Throughout this notebook (and in most file/directory operation commands), we pass a directory name or file name as arguments into the various function calls. As we specify those names, we can  either specify *absolute* or *relative* pathnames.  *Absolute* pathnames start from the root (top) directory - these pathnames start with a `/`. *Relative* pathnames start from the current directory.  As demonstrated in this notebook's first code block, `.` refers to the current directory, and `..` refers to its parents.  

To separate directories, most systems use a forward slash `/`. The exception is Windows, which uses a backward slash `\`.  The reasoning dates back to the early days of MS-DOS in the 1980s.  The '/' was used to specify command line arguments, whereas Unix typically uses a dash `-`.  Windows is slowly migrating away from the `\`.  Within PowerShell, you can specify names with a `/`, PowerShell converts it automatically to `\`. Powershell uses `-` to specify arguments. This migration demonstrates how difficult it is to overcome an implemented decision.

### Finding Absolute Pathnames
From a relative pathname, we can determine the absolute pathname with `os.path.abspath()`

In [None]:
os.path.abspath('.')

### Creating Pathnames
We can build a pathname from several parts(i.e., strings) by using `os.path.join()`.  This function combines names with the proper path separation character for the current operating system.

In [None]:
os.path.join('stuff','foo','bar.txt')

## Pathlib
In Python 3.4, the language developers added the `pathlib` module.  This module provides an alternative to the `os` module presented in this notebook.

The `pathlib` module introduced a `Path` class to treat files and directories as objects with methods we call from that object rather than strings and calling functions under `os`.  

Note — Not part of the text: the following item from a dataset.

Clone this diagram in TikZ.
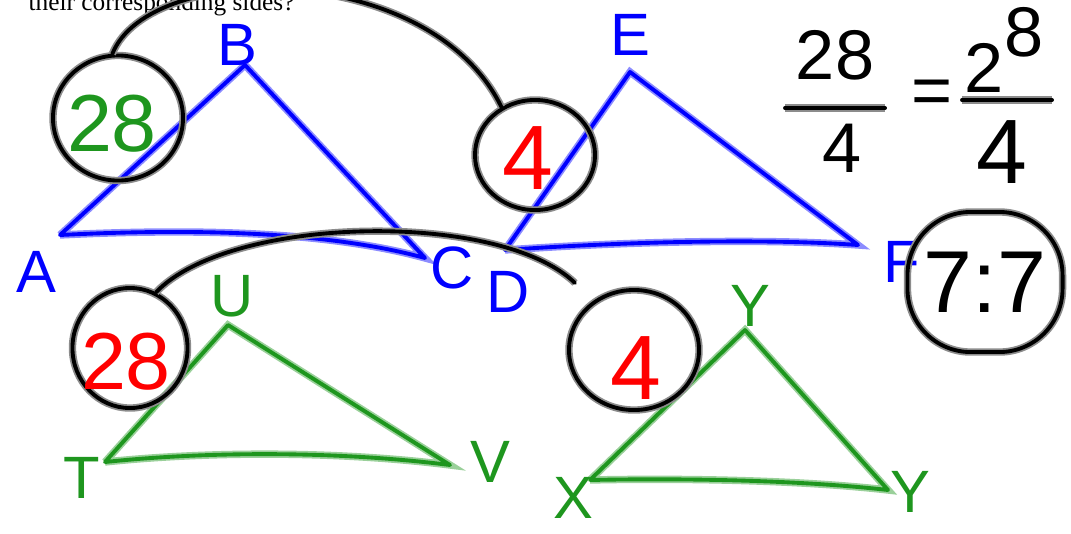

[Further details](https://docs.python.org/3/library/pathlib.html)  The very bottom of that page shows the correspondence between the two approaches.

## Exercise
For the current working directory, print each of the files on a separate line.  Each line should start with the file size in bytes, followed by a tab character, and then the file's name. Do not display subdirectories. Sort this output by the file name. After all of the lines have been, print a blank line and then this line: 
<pre>
Directory size: XXXX
</pre>
where XXX is the total of all the file sizes (excluding subdirectories).